Neighbors gave us chickens..multiple questions!

Discussion in 'Managing Your Flock' started by sixsprings, Jul 8, 2007.

  1. sixsprings

    sixsprings Hatching

    Jul 8, 2007
    Our neighbors just gave us 4 chickens...1 rooster, 3 hens. We went ahead and rigged something up in one of the barns to keep theirs separate from ours. They had been kept in a rabbit sized cage and only fed scratch. These are full size, laying hens and a very big rooster.

    Now for the questions!

    1. All 4 are missing their tail feathers, with the rooster looking the worst. Could this be because of the close confinement they had? Right now they are in a very large spot, half grass, half dirt, lots of room up and around. What should we do? We do not currently have any pine tar. Is there anything else we can use until we pick some up? Vasoline?

    2. They are eating their eggs. Aside from standing out there all day long to grab the eggs right away, is there anything we can do to prevent this?

    3. Will going from only scratch to free ranging with supplement feed be bad on their systems? Or will only good things happen?

    4. At what point can we start introducing them to our flock?

    5. Coming from such close quarters in an area shared with peafowl and pheasants, should we be on the safe side and dust for fleas and mites?

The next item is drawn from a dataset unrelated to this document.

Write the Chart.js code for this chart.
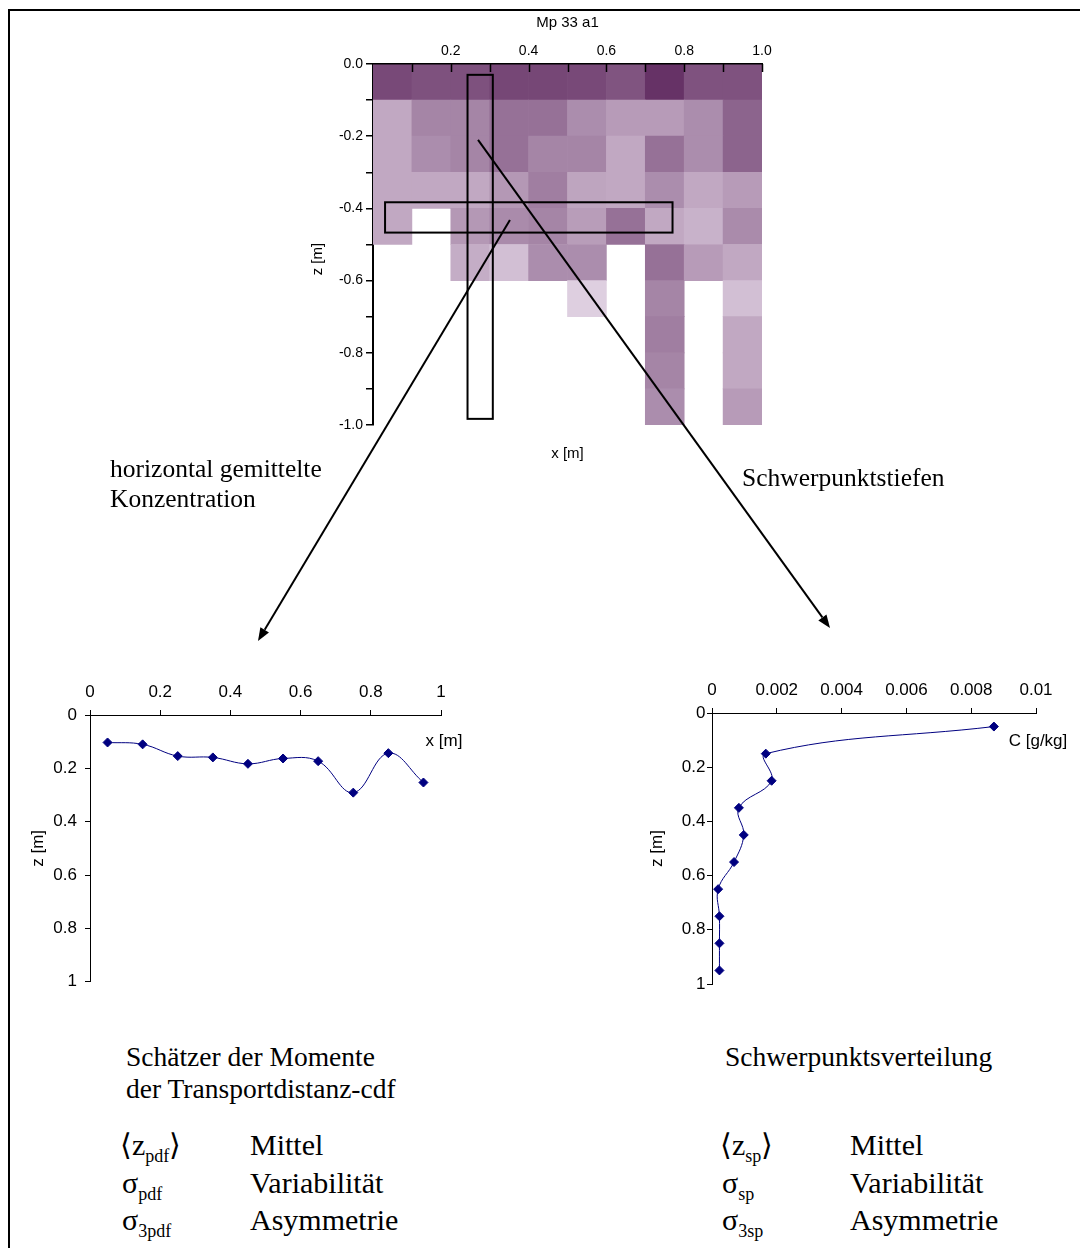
<!DOCTYPE html>
<html lang="de">
<head>
<meta charset="utf-8">
<title>Mp 33 a1</title>
<script src="https://cdn.jsdelivr.net/npm/chart.js@4.4.0/dist/chart.umd.min.js"></script>
<style>
  body { margin: 0; background: #fff; }
  #page { position: relative; width: 1080px; height: 1248px; overflow: hidden; color: #000;
          font-family: "Liberation Serif", "Times New Roman", serif; }
  #frame { position: absolute; left: 8px; top: 9px; width: 1100px; height: 1300px;
           border-left: 2px solid #000; border-top: 2px solid #000; }
  canvas { position: absolute; }
  .txt { position: absolute; white-space: nowrap; }
  .head { font-size: 25.5px; line-height: 30px; }
  .cap { font-size: 27.5px; line-height: 32px; }
  .sym, .word { font-size: 30px; line-height: 30px; }
  .sym sub { font-size: 18px; vertical-align: -7px; line-height: 0; }
</style>
</head>
<body>
<div id="page">
  <div id="frame"></div>

  <canvas id="mapChart" width="480" height="470" style="left:300px; top:0px"></canvas>
  <canvas id="meanChart" width="460" height="330" style="left:20px; top:670px"></canvas>
  <canvas id="concChart" width="440" height="330" style="left:640px; top:670px"></canvas>
  <canvas id="arrows" width="1080" height="700" style="left:0; top:0; pointer-events:none"></canvas>

  <div class="txt head" style="left:110px; top:454px">horizontal gemittelte<br>Konzentration</div>
  <div class="txt head" style="left:742px; top:463px">Schwerpunktstiefen</div>

  <div class="txt cap" style="left:126px; top:1041px">Schätzer der Momente<br>der Transportdistanz-cdf</div>
  <div class="txt cap" style="left:725px; top:1041px">Schwerpunktsverteilung</div>

  <div class="txt sym" style="left:120px; top:1130px">⟨z<sub>pdf</sub>⟩</div>
  <div class="txt word" style="left:250px; top:1130px">Mittel</div>
  <div class="txt sym" style="left:122px; top:1168px">σ<sub>pdf</sub></div>
  <div class="txt word" style="left:250px; top:1168px">Variabilität</div>
  <div class="txt sym" style="left:122px; top:1205px">σ<sub>3pdf</sub></div>
  <div class="txt word" style="left:250px; top:1205px">Asymmetrie</div>

  <div class="txt sym" style="left:720px; top:1130px">⟨z<sub>sp</sub>⟩</div>
  <div class="txt word" style="left:850px; top:1130px">Mittel</div>
  <div class="txt sym" style="left:722px; top:1168px">σ<sub>sp</sub></div>
  <div class="txt word" style="left:850px; top:1168px">Variabilität</div>
  <div class="txt sym" style="left:722px; top:1205px">σ<sub>3sp</sub></div>
  <div class="txt word" style="left:850px; top:1205px">Asymmetrie</div>
</div>

<script>
// --- sampling grid Mp 33 a1 (x across, z down) ---
const mapColCentres = [0.05, 0.15, 0.25, 0.35, 0.45, 0.55, 0.65, 0.75, 0.85, 0.95];
const mapDepthEdges = [0, -0.1, -0.2, -0.3, -0.4, -0.5, -0.6, -0.7, -0.8, -0.9, -1.0];
// relative tracer intensity per cell (0 = faint, 1 = strongest), top row first; null = no sample
const mapIntensity = [
  [0.855, 0.81, 0.81, 0.87, 0.87, 0.855, 0.79, 1.0, 0.8, 0.8],
  [0.27, 0.49, 0.49, 0.61, 0.61, 0.44, 0.35, 0.35, 0.44, 0.69],
  [0.27, 0.44, 0.49, 0.61, 0.49, 0.49, 0.27, 0.61, 0.44, 0.69],
  [0.27, 0.27, 0.27, 0.37, 0.53, 0.29, 0.27, 0.44, 0.27, 0.35],
  [0.27, null, 0.37, 0.45, 0.49, 0.34, 0.61, 0.27, 0.21, 0.45],
  [null, null, 0.24, 0.13, 0.44, 0.44, null, 0.61, 0.35, 0.27],
  [null, null, null, null, null, 0.03, null, 0.49, null, 0.13],
  [null, null, null, null, null, null, null, 0.53, null, 0.27],
  [null, null, null, null, null, null, null, 0.49, null, 0.27],
  [null, null, null, null, null, null, null, 0.44, null, 0.35],
];
const mapXLabels = [0.2, 0.4, 0.6, 0.8, 1.0];
const mapZLabels = [0, -0.2, -0.4, -0.6, -0.8, -1.0];

// --- horizontally averaged depth per column ---
const meanX = [0.05, 0.15, 0.25, 0.35, 0.45, 0.55, 0.65, 0.75, 0.85, 0.95];
const meanDepth = [0.103, 0.11, 0.154, 0.159, 0.183, 0.163, 0.173, 0.291, 0.143, 0.253];
const meanTicks = [0, 0.2, 0.4, 0.6, 0.8, 1];

// --- concentration per depth layer ---
const layerDepth = [0.05, 0.15, 0.25, 0.35, 0.45, 0.55, 0.65, 0.75, 0.85, 0.95];
const layerConc = [0.0087, 0.00166, 0.00184, 0.00083, 0.00098, 0.00068, 0.00019, 0.00023, 0.00023, 0.00023];
const concTicks = [0, 0.002, 0.004, 0.006, 0.008, 0.01];
const depthTicks = [0, 0.2, 0.4, 0.6, 0.8, 1];

// marked column and layer in the grid, and where the arrows leave them
const columnBox = { x0: 0.243, x1: 0.308, z0: -0.03, z1: -0.983 };
const layerBox = { x0: 0.031, x1: 0.770, z0: -0.383, z1: -0.467 };
const arrowFromLayer = { x: 0.352, z: -0.432, tip: [258, 641] };
const arrowFromColumn = { x: 0.270, z: -0.210, tip: [830, 628] };

const SANS = '"Liberation Sans", Arial, sans-serif';
const lightCell = [226, 212, 228];
const darkCell = [102, 50, 102];

function cellColour(t) {
  const c = lightCell.map((l, i) => Math.round(l + (darkCell[i] - l) * t));
  return `rgb(${c.join(',')})`;
}

function near(list, v) {
  return list.some((t) => Math.abs(t - v) < 1e-6);
}

// one floating bar per grid cell
const cells = [];
const cellColours = [];
mapIntensity.forEach((row, r) => {
  row.forEach((v, c) => {
    if (v === null) return;
    cells.push({ x: mapColCentres[c], y: [mapDepthEdges[r], mapDepthEdges[r + 1]] });
    cellColours.push(cellColour(v));
  });
});

const mapOverlay = {
  id: 'mapOverlay',
  afterDatasetsDraw(chart) {
    const { ctx, scales: { x, y }, chartArea } = chart;
    ctx.save();
    ctx.strokeStyle = '#000';
    ctx.lineWidth = 2;
    for (const b of [columnBox, layerBox]) {
      const l = x.getPixelForValue(b.x0);
      const r = x.getPixelForValue(b.x1);
      const t = y.getPixelForValue(b.z0);
      const btm = y.getPixelForValue(b.z1);
      ctx.strokeRect(l, t, r - l, btm - t);
    }
    // tick marks of the top axis point into the plot
    ctx.lineWidth = 1.5;
    ctx.beginPath();
    for (let i = 1; i <= 10; i++) {
      const px = Math.round(x.getPixelForValue(i / 10)) + 0.5;
      ctx.moveTo(px, chartArea.top);
      ctx.lineTo(px, chartArea.top + 8);
    }
    ctx.stroke();
    ctx.restore();
  },
};

const mapChart = new Chart(document.getElementById('mapChart'), {
  type: 'bar',
  data: {
    datasets: [{
      data: cells,
      backgroundColor: cellColours,
      borderWidth: 0,
      barPercentage: 1,
      categoryPercentage: 1,
      xAxisID: 'x',
      yAxisID: 'y',
    }],
  },
  options: {
    responsive: false,
    animation: false,
    events: [],
    layout: { padding: { left: 0, right: 18, top: 0, bottom: 0 } },
    plugins: { legend: { display: false }, tooltip: { enabled: false } },
    scales: {
      x: {
        type: 'linear', position: 'top', min: 0, max: 1, offset: false, z: 1,
        ticks: {
          stepSize: 0.1, autoSkip: false, maxRotation: 0, padding: -4, color: '#000',
          font: { family: SANS, size: 14 },
          callback: (v) => (near(mapXLabels, v) ? v.toFixed(1) : ''),
        },
        grid: { display: false, offset: false },
        border: { color: '#000', width: 2 },
        title: { display: true, text: 'Mp 33 a1', color: '#000', font: { family: SANS, size: 15 }, padding: { top: 14, bottom: 0 } },
        afterFit: (s) => { s.height = 64; },
      },
      x2: {
        type: 'linear', position: 'bottom', min: 0, max: 1,
        ticks: { display: false },
        grid: { display: false },
        border: { display: false },
        title: { display: true, text: 'x [m]', color: '#000', font: { family: SANS, size: 15 }, padding: { top: 0, bottom: 7 } },
        afterFit: (s) => { s.height = 45; },
      },
      y: {
        type: 'linear', min: -1, max: 0, stacked: false, z: 1,
        ticks: {
          stepSize: 0.1, autoSkip: false, padding: 3, color: '#000',
          font: { family: SANS, size: 14 },
          callback: (v) => (near(mapZLabels, v) ? v.toFixed(1) : ''),
        },
        grid: { drawOnChartArea: false, tickLength: 7, color: '#000', lineWidth: 1.5 },
        border: { color: '#000', width: 2 },
        // trailing blanks nudge the rotated label a little further down the axis
        title: { display: true, text: 'z [m]       ', color: '#000', font: { family: SANS, size: 15 }, padding: { top: 9, bottom: 0 } },
        afterFit: (s) => { s.width = 73; },
      },
    },
  },
  plugins: [mapOverlay],
});

// axis name written just below the right end of the top axis
const axisNote = {
  id: 'axisNote',
  afterDraw(chart, args, opts) {
    const { ctx, chartArea, scales: { x } } = chart;
    ctx.save();
    ctx.font = `17px ${SANS}`;
    ctx.fillStyle = '#000';
    ctx.textAlign = 'center';
    ctx.textBaseline = 'middle';
    ctx.fillText(opts.text, x.getPixelForValue(x.max) + opts.dx, chartArea.top + opts.dy);
    ctx.restore();
  },
};

function depthChart(id, points, xTicks, cfg) {
  return new Chart(document.getElementById(id), {
    type: 'line',
    data: {
      datasets: [{
        data: points,
        borderColor: '#000080',
        borderWidth: 1,
        tension: 0.4,
        pointStyle: 'rectRot',
        pointRadius: 4.5,
        pointBackgroundColor: '#000080',
        pointBorderColor: '#000080',
        pointBorderWidth: 1,
      }],
    },
    options: {
      responsive: false,
      animation: false,
      events: [],
      layout: { padding: { left: 0, top: 0, right: cfg.padRight, bottom: cfg.padBottom } },
      plugins: {
        legend: { display: false },
        tooltip: { enabled: false },
        axisNote: { text: cfg.note, dx: cfg.noteDx, dy: cfg.noteDy },
      },
      scales: {
        x: {
          type: 'linear', position: 'top', min: xTicks[0], max: xTicks[xTicks.length - 1],
          afterBuildTicks: (s) => { s.ticks = xTicks.map((v) => ({ value: v })); },
          afterFit: (s) => { s.height = cfg.topHeight; },
          ticks: { autoSkip: false, maxRotation: 0, padding: 7, color: '#000', font: { family: SANS, size: 17 }, callback: (v) => String(v) },
          grid: { drawOnChartArea: false, tickLength: 5, color: '#000', lineWidth: 1 },
          border: { color: '#000', width: 1 },
        },
        y: {
          type: 'linear', reverse: true, min: 0, max: 1,
          afterBuildTicks: (s) => { s.ticks = depthTicks.map((v) => ({ value: v })); },
          afterFit: (s) => { s.width = cfg.yWidth; },
          ticks: { autoSkip: false, padding: cfg.yTickPad, color: '#000', font: { family: SANS, size: 17 }, callback: (v) => String(v) },
          grid: { drawOnChartArea: false, tickLength: 5, color: '#000', lineWidth: 1 },
          border: { color: '#000', width: 1 },
          title: { display: true, text: 'z [m]', color: '#000', font: { family: SANS, size: 17 }, padding: { top: cfg.titlePad, bottom: 0 } },
        },
      },
    },
    plugins: [axisNote],
  });
}

depthChart('meanChart', meanX.map((x, i) => ({ x, y: meanDepth[i] })), meanTicks, {
  padRight: 39, padBottom: 16, topHeight: 45, yWidth: 70, yTickPad: 8, titlePad: 7.8,
  note: 'x [m]', noteDx: 3, noteDy: 26,
});

depthChart('concChart', layerDepth.map((z, i) => ({ x: layerConc[i], y: z })), concTicks, {
  padRight: 44, padBottom: 16, topHeight: 43, yWidth: 72, yTickPad: 1.5, titlePad: 6.8,
  note: 'C [g/kg]', noteDx: 2, noteDy: 28,
});

// arrows from the marked column / layer down to the derived profiles
function drawArrow(ctx, x0, y0, x1, y1) {
  const ang = Math.atan2(y1 - y0, x1 - x0);
  const len = 13, half = 5;
  const bx = x1 - len * Math.cos(ang), by = y1 - len * Math.sin(ang);
  ctx.beginPath();
  ctx.moveTo(x0, y0);
  ctx.lineTo(bx, by);
  ctx.stroke();
  ctx.beginPath();
  ctx.moveTo(x1, y1);
  ctx.lineTo(bx + half * Math.sin(ang), by - half * Math.cos(ang));
  ctx.lineTo(bx - half * Math.sin(ang), by + half * Math.cos(ang));
  ctx.closePath();
  ctx.fill();
}

const arrowCtx = document.getElementById('arrows').getContext('2d');
const mapCanvas = document.getElementById('mapChart');
const mapLeft = mapCanvas.offsetLeft, mapTop = mapCanvas.offsetTop;
arrowCtx.strokeStyle = '#000';
arrowCtx.fillStyle = '#000';
arrowCtx.lineWidth = 2;
for (const a of [arrowFromLayer, arrowFromColumn]) {
  const sx = mapLeft + mapChart.scales.x.getPixelForValue(a.x);
  const sy = mapTop + mapChart.scales.y.getPixelForValue(a.z);
  drawArrow(arrowCtx, sx, sy, a.tip[0], a.tip[1]);
}
</script>
</body>
</html>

    6. If the rooster proves to be too mean to our children, can we eat him? I have heard that full grown roosters are not good for eating.

  2. sara

    sara Title Needed Here

    I've never had any of my chickens eat their eggs, but I have heard that it can be nearly impossible to stop them once they start. Correct me if I am wrong...
  3. fowlweatherfriends

    fowlweatherfriends Songster

    Mar 14, 2007
    The Sunny South
    1. Yes, close contact. Give them time to refeather.
    2. Try making nestboxes that have a "roll away" feature so the eggs roll away and out a hatch door thing.
    3. Freeranging will help thm immensely!
    4. Generally 30 days. I know it's tough, but best to be safe so no disease is spread (I quarentined mine for 30 days-it was hard).
    5. Dust with food grade DE (search this site if you need info).
    6. You can eat 'em, just make sure they are disease free. Roosters are for making fried chicken-hens for baking,.
  4. chickiebird

    chickiebird In the Brooder

    Jun 16, 2007
    Annapolis Valley
    I'm sure I read on here somewhere about how to stop egg-eating chickens - something like blowing out a few eggs and filling them with mustard and placing them back in the nests - I'm a newbie myself so I don't want to give wrong advice, but I'm sure I saw it here, just can't direct you to where!
  5. sixsprings

    sixsprings Hatching

    Jul 8, 2007
    Thank you! We will free range them as soon as we can integrate them into our flock. Until then, they do have a lot more room than before, and grass and plants.

    We will be buying some DE to dust with. We will probably end up dusting our flock, too, as a precaution.
  6. bayouchica

    bayouchica Songster

    Jan 23, 2007
    N.E. Louisiana
    HI & welcome to BYC, you may want to give them some dried cat food,they could be also picking feathers because of lack of protein. That may explain the egg eating since they have only been fed scratch. Do try to get them on some layer pellets.
    Congrats on your new chickens & if ya have anymore questions ask away!
  7. Buckguy20

    Buckguy20 OKIE MOSES

    Apr 13, 2007
    Choctaw Oklahoma
    I second the more protein plan, mine won't eat cat food but I use high protein laying pellets and that will help bring them around.
    Also some oyster shell and grit. IF they are free ranging now, they won't need the grit, they will find their own. You might also try putting apple cider vinegar in their water.
    As for the rooster when you put him with another rooster, there will some kind of altercation. A short fight, a long fight, something, until a pecking order is established. Decide which rooster you want to keep and then get rid of the other.
    As for the egg eating, I think they will stop once their nutrition needs are being met. If they have just been eating scratch then they are in need of nutrition. Being out to eat greens things will help, but you might also ry giving them fruit or vegetable scraps.
    Hope this helps and welcome aboard.